## AIM
Each line from the top of the listing through the one holding "var yTicks = [2000, 2500, 3000, 3500];" should be restated word for word, with nothing added and no pictures.

══ EXERCISE DATA ══

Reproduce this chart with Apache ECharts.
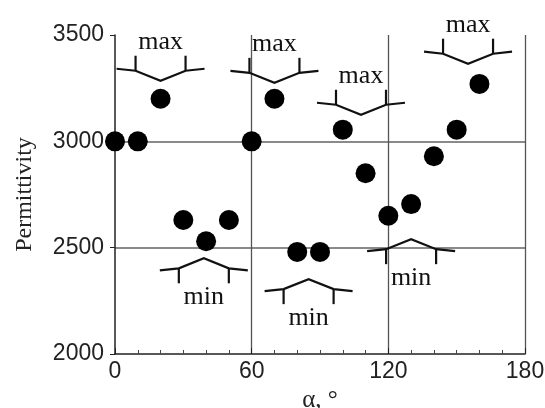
<!DOCTYPE html>
<html lang="en">
  <head>
    <meta charset="UTF-8" />
    <title>Permittivity vs angle</title>
    <script src="https://cdn.jsdelivr.net/npm/echarts@6/dist/echarts.min.js"></script>
    <style>
      html, body { margin: 0; padding: 0; background: #fff; }
      #main { width: 545px; height: 408px; }
    </style>
  </head>
  <body>
    <div id="main"></div>
    <script>
      // measured points
      var alpha = [0, 10, 20, 30, 40, 50, 60, 70, 80, 90, 100, 110, 120, 130, 140, 150, 160];
      var permittivity = [3000, 3000, 3200, 2630, 2530, 2630, 3000, 3200, 2480, 2480, 3055, 2850, 2650, 2705, 2930, 3055, 3270];

      // max / min bracket annotations (vertex position)
      var maxAlpha = [20, 70, 108, 155];
      var maxLevel = [3285, 3275, 3125, 3365];
      var minAlpha = [39, 85, 130];
      var minLevel = [2450, 2352, 2540];

      var xTicks = [0, 60, 120, 180];
      var yTicks = [2000, 2500, 3000, 3500];

      var brackets = [];
      for (var i = 0; i < maxAlpha.length; i++) brackets.push([maxAlpha[i], maxLevel[i], -1]);
      for (var j = 0; j < minAlpha.length; j++) brackets.push([minAlpha[j], minLevel[j], 1]);

      function renderBracket(params, api) {
        var p = api.coord([api.value(0), api.value(1)]);
        var s = api.value(2); // -1: max (drawn above), 1: min (drawn below)
        var x = p[0], y = p[1];
        var stroke = { stroke: "#111", lineWidth: 2.2, fill: null };
        return {
          type: "group",
          children: [
            {
              type: "polyline",
              shape: {
                points: [
                  [x - 44, y + s * 12],
                  [x - 25, y + s * 10],
                  [x, y],
                  [x + 25, y + s * 10],
                  [x + 44, y + s * 12]
                ]
              },
              style: stroke
            },
            { type: "line", shape: { x1: x - 25, y1: y + s * 10, x2: x - 25, y2: y + s * 25 }, style: stroke },
            { type: "line", shape: { x1: x + 25, y1: y + s * 10, x2: x + 25, y2: y + s * 25 }, style: stroke },
            {
              type: "text",
              style: {
                text: s < 0 ? "max" : "min",
                x: x,
                y: y + s * 39,
                fill: "#111",
                font: '26px "Liberation Serif"',
                align: "center",
                verticalAlign: "middle"
              }
            }
          ]
        };
      }

      var chart = echarts.init(document.getElementById("main"));
      var option = {
        backgroundColor: "#fff",
        animation: false,
        grid: { left: 115, right: 20, top: 35, bottom: 54, outerBoundsMode: "none" },
        xAxis: {
          type: "value",
          min: xTicks[0],
          max: xTicks[xTicks.length - 1],
          interval: 60,
          name: "α, °",
          nameLocation: "middle",
          nameGap: 32,
          nameTextStyle: { fontFamily: "Liberation Serif", fontSize: 25, color: "#222" },
          axisLine: { lineStyle: { color: "#222", width: 1.5 } },
          axisTick: { inside: true, length: 6, lineStyle: { color: "#222" } },
          minorTick: { show: true, splitNumber: 6, length: 4, lineStyle: { color: "#444" } },
          axisLabel: { fontFamily: "Liberation Sans", fontSize: 23, color: "#222", margin: 6 },
          splitLine: { show: true, showMinLine: false, lineStyle: { color: "#555", width: 1.3 } }
        },
        yAxis: {
          type: "value",
          min: yTicks[0],
          max: yTicks[yTicks.length - 1],
          interval: 500,
          name: "Permittivity",
          nameLocation: "middle",
          nameGap: 78,
          nameTextStyle: { fontFamily: "Liberation Serif", fontSize: 24, color: "#222" },
          axisLine: { show: true, lineStyle: { color: "#222", width: 1.5 } },
          axisTick: { show: true, inside: false, length: 5, lineStyle: { color: "#222" } },
          axisLabel: {
            fontFamily: "Liberation Sans",
            fontSize: 23,
            color: "#222",
            margin: 11,
            formatter: function (v) { return String(v); }
          },
          splitLine: { show: true, showMinLine: false, showMaxLine: false, lineStyle: { color: "#8a8a8a", width: 2 } }
        },
        series: [
          {
            type: "scatter",
            data: alpha.map(function (a, k) { return [a, permittivity[k]]; }),
            symbol: "circle",
            symbolSize: 20,
            itemStyle: { color: "#000", opacity: 1 },
            clip: false
          },
          {
            type: "custom",
            data: brackets,
            renderItem: renderBracket,
            clip: false,
            silent: true
          }
        ]
      };
      chart.setOption(option);
    </script>
  </body>
</html>
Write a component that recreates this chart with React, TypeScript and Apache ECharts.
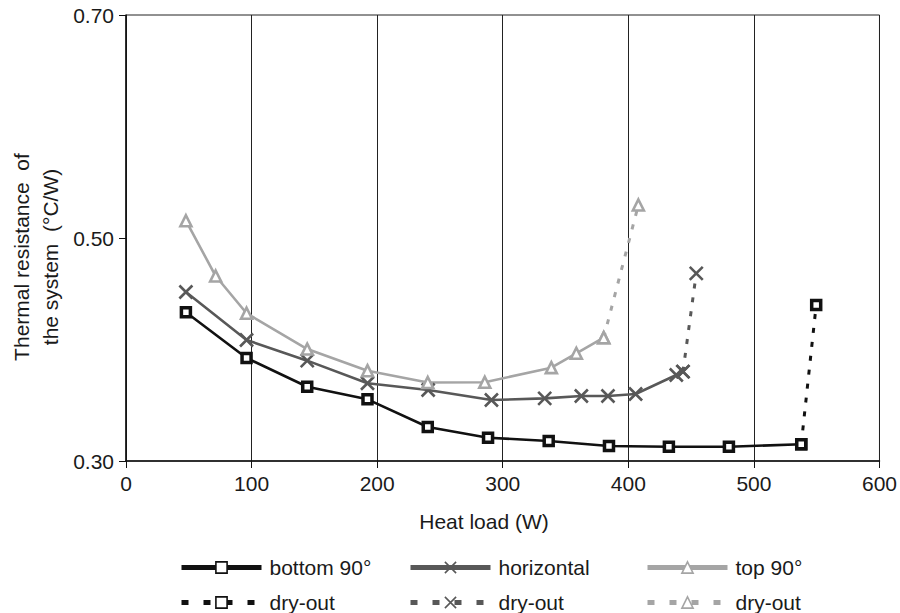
import React, { useEffect, useRef } from "react";
import * as echarts from "echarts";

// Heat load (W) and thermal resistance (°C/W) values
const bottomX = [47.7, 96.0, 144.3, 192.3, 240.3, 288.3, 336.6, 384.6, 432.3, 480.1, 537.7];
const bottomY = [0.4334, 0.3924, 0.3666, 0.3553, 0.3305, 0.3209, 0.3179, 0.3135, 0.3128, 0.3128, 0.315];
const bottomDryX = [537.7, 549.6];
const bottomDryY = [0.315, 0.4399];

const horizX = [47.7, 96.0, 144.3, 192.3, 240.6, 291.0, 333.4, 362.6, 383.8, 405.8, 438.2, 443.5];
const horizY = [0.4516, 0.4085, 0.39, 0.3697, 0.3637, 0.3547, 0.3562, 0.3583, 0.3583, 0.3601, 0.3771, 0.3801];
const horizDryX = [443.5, 454.1];
const horizDryY = [0.3801, 0.4683];

const topX = [47.7, 71.4, 96.0, 144.3, 192.3, 240.3, 285.7, 338.7, 358.6, 380.4];
const topY = [0.5155, 0.4659, 0.4325, 0.4004, 0.381, 0.3704, 0.3706, 0.3837, 0.3966, 0.4106];
const topDryX = [380.4, 408.0];
const topDryY = [0.4106, 0.5296];

const xTicks = [0, 100, 200, 300, 400, 500, 600];
const yTicks = [0.3, 0.5, 0.7];

const seriesNames = ["bottom 90°", "horizontal", "top 90°", "dry-out", "dry-out ", "dry-out  "];
const yTitleLines = ["Thermal resistance  of", "the system  (°C/W)"];
const xTitle = "Heat load (W)";

const FONT = "'Liberation Sans', Arial, Helvetica, sans-serif";
const C_BOTTOM = "#111111";
const C_HORIZ = "#585858";
const C_TOP = "#a5a5a5";
const X_PATH = "path://M0,0L10,10M0,10L10,0";

const zip = (xs: number[], ys: number[]) => xs.map((x, i) => [x, ys[i]]);

export default function App() {
  const ref = useRef<HTMLDivElement>(null);
  useEffect(() => {
    if (!ref.current) return;
    const chart = echarts.init(ref.current, undefined, { renderer: "svg" });

    const mk = (
      name: string,
      xs: number[],
      ys: number[],
      color: string,
      symbol: string,
      symbolSize: number,
      borderWidth: number,
      fill: string,
      dotted: boolean
    ) => ({
      type: "line",
      name,
      data: zip(xs, ys),
      color,
      symbol,
      symbolSize,
      showSymbol: true,
      lineStyle: { color, width: dotted ? 3 : 2.6, type: dotted ? [5, 9] : "solid" },
      itemStyle: { color: fill, borderColor: color, borderWidth },
      emphasis: { disabled: true },
      z: dotted ? 1 : 2,
    });

    const legendPos = [
      { left: 179, cy: 564 },
      { left: 408, cy: 564 },
      { left: 645, cy: 564 },
      { left: 179, cy: 599 },
      { left: 408, cy: 599 },
      { left: 645, cy: 599 },
    ];

    const legends = seriesNames.map((n, i) => ({
      show: true,
      data: [n],
      left: legendPos[i].left,
      top: legendPos[i].cy - 7,
      padding: 0,
      itemWidth: 80,
      itemHeight: 14,
      itemGap: 0,
      selectedMode: false,
      formatter: (name: string) => name.trim(),
      textStyle: { fontFamily: FONT, fontSize: 21, color: "#1a1a1a", padding: [0, 0, 0, 3] },
      lineStyle: i < 3 ? { width: 5, type: "solid" } : { width: 5, type: [7, 15] },
      itemStyle: { borderWidth: 1.6 },
    }));

    chart.setOption({
      animation: false,
      backgroundColor: "#ffffff",
      grid: {
        left: 126,
        right: 20,
        top: 15,
        bottom: 152,
        show: true,
        borderColor: "#222",
        borderWidth: 1,
        backgroundColor: "transparent",
      },
      legend: legends,
      xAxis: {
        type: "value",
        min: xTicks[0],
        max: xTicks[xTicks.length - 1],
        interval: 100,
        axisLine: { show: true, lineStyle: { color: "#111", width: 1.5 } },
        axisTick: { show: true, inside: false, length: 7, lineStyle: { color: "#111" } },
        axisLabel: { fontFamily: FONT, fontSize: 21, color: "#1a1a1a", margin: 12 },
        splitLine: { show: true, lineStyle: { color: "#222", width: 1 } },
      },
      yAxis: {
        type: "value",
        min: yTicks[0],
        max: yTicks[yTicks.length - 1],
        interval: 0.2,
        axisLine: { show: true, lineStyle: { color: "#111", width: 1.5 } },
        axisTick: { show: true, inside: false, length: 7, lineStyle: { color: "#111" } },
        axisLabel: {
          fontFamily: FONT,
          fontSize: 21,
          color: "#1a1a1a",
          margin: 12,
          formatter: (v: number) => v.toFixed(2),
        },
        splitLine: { show: false },
      },
      graphic: [
        {
          type: "text",
          x: 21,
          y: 257,
          rotation: Math.PI / 2,
          style: {
            text: yTitleLines[0],
            font: `21px ${FONT}`,
            fill: "#1a1a1a",
            align: "center",
            verticalAlign: "middle",
            textAlign: "center",
            textVerticalAlign: "middle",
          },
        },
        {
          type: "text",
          x: 50,
          y: 257,
          rotation: Math.PI / 2,
          style: {
            text: yTitleLines[1],
            font: `21px ${FONT}`,
            fill: "#1a1a1a",
            align: "center",
            verticalAlign: "middle",
            textAlign: "center",
            textVerticalAlign: "middle",
          },
        },
        {
          type: "text",
          x: 484,
          y: 521,
          style: {
            text: xTitle,
            font: `21px ${FONT}`,
            fill: "#1a1a1a",
            align: "center",
            verticalAlign: "middle",
            textAlign: "center",
            textVerticalAlign: "middle",
          },
        },
      ],
      series: [
        mk(seriesNames[3], bottomDryX, bottomDryY, C_BOTTOM, "rect", 9, 3.5, "#fff", true),
        mk(seriesNames[4], horizDryX, horizDryY, C_HORIZ, X_PATH, 13, 2.6, C_HORIZ, true),
        mk(seriesNames[5], topDryX, topDryY, C_TOP, "triangle", 11, 2.6, "#fff", true),
        mk(seriesNames[0], bottomX, bottomY, C_BOTTOM, "rect", 9, 3.5, "#fff", false),
        mk(seriesNames[1], horizX, horizY, C_HORIZ, X_PATH, 13, 2.6, C_HORIZ, false),
        mk(seriesNames[2], topX, topY, C_TOP, "triangle", 11, 2.6, "#fff", false),
      ],
    });

    return () => chart.dispose();
  }, []);

  return (
    <div
      ref={ref}
      style={{ position: "absolute", left: 0, top: 0, width: 900, height: 613, background: "#fff" }}
    />
  );
}
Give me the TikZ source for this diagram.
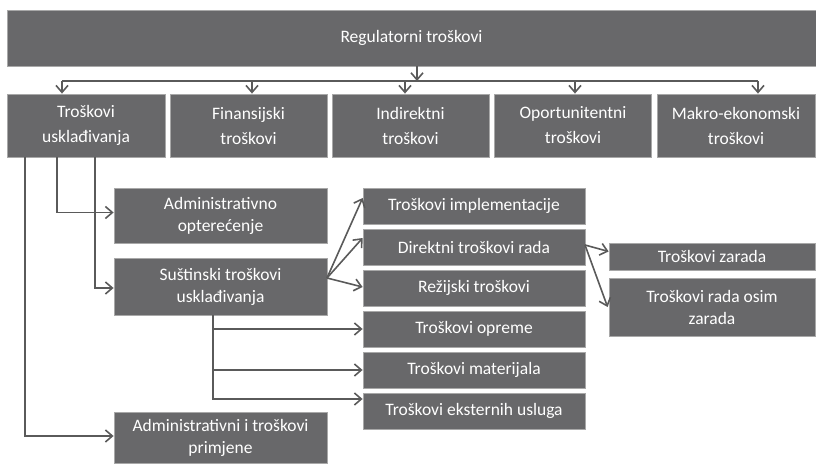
\documentclass[tikz,border=0pt]{standalone}
\usepackage{fontspec}
\setmainfont{Carlito}
\usetikzlibrary{arrows.meta}
\definecolor{boxfill}{HTML}{68686A}
\definecolor{boxedge}{HTML}{A8A8A8}
\definecolor{linecol}{HTML}{5A5A5A}
\begin{document}
\begin{tikzpicture}[x=1pt,y=-1pt,
  box/.style={draw=boxedge, line width=0.8pt, fill=boxfill, text=white, align=center,
    inner sep=0pt, font=\fontsize{17.5}{22}\selectfont},
  rowbox/.style={box, font=\fontsize{17.5}{25}\selectfont},
  arr/.style={draw=linecol, line width=1.6pt, -{Straight Barb[length=7pt,width=12pt,line width=1.6pt]}},
  ln/.style={draw=linecol, line width=1.6pt}]
\useasboundingbox (0,0) rectangle (816,465);
% top
\node[box, minimum width=809pt, minimum height=56pt] (top) at (411.5,38) {Regulatorni troškovi};
% row 2
\node[rowbox, minimum width=158pt, minimum height=63pt] (usk) at (86,125.5) {Troškovi\\usklađivanja};
\node[rowbox, minimum width=157pt, minimum height=63pt] (fin) at (248.5,125.5) {Finansijski\\troškovi};
\node[rowbox, minimum width=157pt, minimum height=63pt] (ind) at (410.5,125.5) {Indirektni\\troškovi};
\node[rowbox, minimum width=157pt, minimum height=63pt] (opo) at (573,125.5) {Oportunitentni\\troškovi};
\node[rowbox, minimum width=158pt, minimum height=63pt] (mak) at (736,125.5) {Makro-ekonomski\\troškovi};
% bus
\coordinate (tb) at (417,66);
\coordinate (bus) at (417,81);
\coordinate (b1) at (62,81);
\coordinate (b2) at (252,81);
\coordinate (b3) at (405,81);
\coordinate (b4) at (575,81);
\coordinate (b5) at (758,81);
\draw[arr] (tb) -- (bus);
\draw[ln] (b1) -- (b5);
\draw[arr] (b1) -- (b1 |- usk.north);
\draw[arr] (b2) -- (b2 |- fin.north);
\draw[arr] (b3) -- (b3 |- ind.north);
\draw[arr] (b4) -- (b4 |- opo.north);
\draw[arr] (b5) -- (b5 |- mak.north);
% level 3
\node[box, minimum width=213pt, minimum height=55pt] (adm) at (220.5,215.5) {Administrativno\\opterećenje};
\node[box, minimum width=213pt, minimum height=57pt] (sus) at (220.5,286.5) {Suštinski troškovi\\usklađivanja};
\node[box, minimum width=213pt, minimum height=51pt] (pri) at (220.5,438) {Administrativni i troškovi\\primjene};
\coordinate (u1) at (25,157);
\coordinate (u2) at (57,157);
\coordinate (u3) at (95,157);
\draw[arr] (u2) |- ([yshift=3pt]adm.west);
\draw[arr] (u3) |- ([yshift=-1.5pt]sus.west);
\draw[arr] (u1) |- ([yshift=2pt]pri.west);
% right column
\node[box, minimum width=222pt, minimum height=36pt] (imp) at (474,206) {Troškovi implementacije};
\node[box, minimum width=222pt, minimum height=36pt] (dir) at (474,247) {Direktni troškovi rada};
\node[box, minimum width=222pt, minimum height=36pt] (rez) at (474,288) {Režijski troškovi};
\node[box, minimum width=222pt, minimum height=36pt] (opr) at (474,329) {Troškovi opreme};
\node[box, minimum width=222pt, minimum height=36pt] (mat) at (474,370) {Troškovi materijala};
\node[box, minimum width=222pt, minimum height=36pt] (eks) at (474,411) {Troškovi eksternih usluga};
\coordinate (sf) at (327,278);
\draw[arr] (sf) -- ([yshift=8pt]imp.west);
\draw[arr] (sf) -- ([yshift=9pt]dir.west);
\draw[arr] (sf) -- ([yshift=1pt]rez.west);
\coordinate (sb) at (213,315);
\draw[arr] (sb) |- (opr.west);
\draw[arr] (sb) |- (mat.west);
\draw[arr] (sb) |- ([yshift=12pt]eks.west);
% far right
\node[box, minimum width=206pt, minimum height=27pt] (zar) at (712,256.5) {Troškovi zarada};
\node[box, minimum width=206pt, minimum height=58pt] (osi) at (712,307) {Troškovi rada osim\\zarada};
\coordinate (df) at (585,245);
\draw[arr] (df) -- ([yshift=5pt]zar.west);
\draw[arr] (df) -- ([xshift=-1pt]osi.west);
\end{tikzpicture}
\end{document}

═══

## ANSWER IN FULL
Reproduce this chart with Apache ECharts.
<!DOCTYPE html>
<html lang="en">
  <head>
    <meta charset="UTF-8" />
    <title>Permittivity vs angle</title>
    <script src="https://cdn.jsdelivr.net/npm/echarts@6/dist/echarts.min.js"></script>
    <style>
      html, body { margin: 0; padding: 0; background: #fff; }
      #main { width: 545px; height: 408px; }
    </style>
  </head>
  <body>
    <div id="main"></div>
    <script>
      // measured points
      var alpha = [0, 10, 20, 30, 40, 50, 60, 70, 80, 90, 100, 110, 120, 130, 140, 150, 160];
      var permittivity = [3000, 3000, 3200, 2630, 2530, 2630, 3000, 3200, 2480, 2480, 3055, 2850, 2650, 2705, 2930, 3055, 3270];

      // max / min bracket annotations (vertex position)
      var maxAlpha = [20, 70, 108, 155];
      var maxLevel = [3285, 3275, 3125, 3365];
      var minAlpha = [39, 85, 130];
      var minLevel = [2450, 2352, 2540];

      var xTicks = [0, 60, 120, 180];
      var yTicks = [2000, 2500, 3000, 3500];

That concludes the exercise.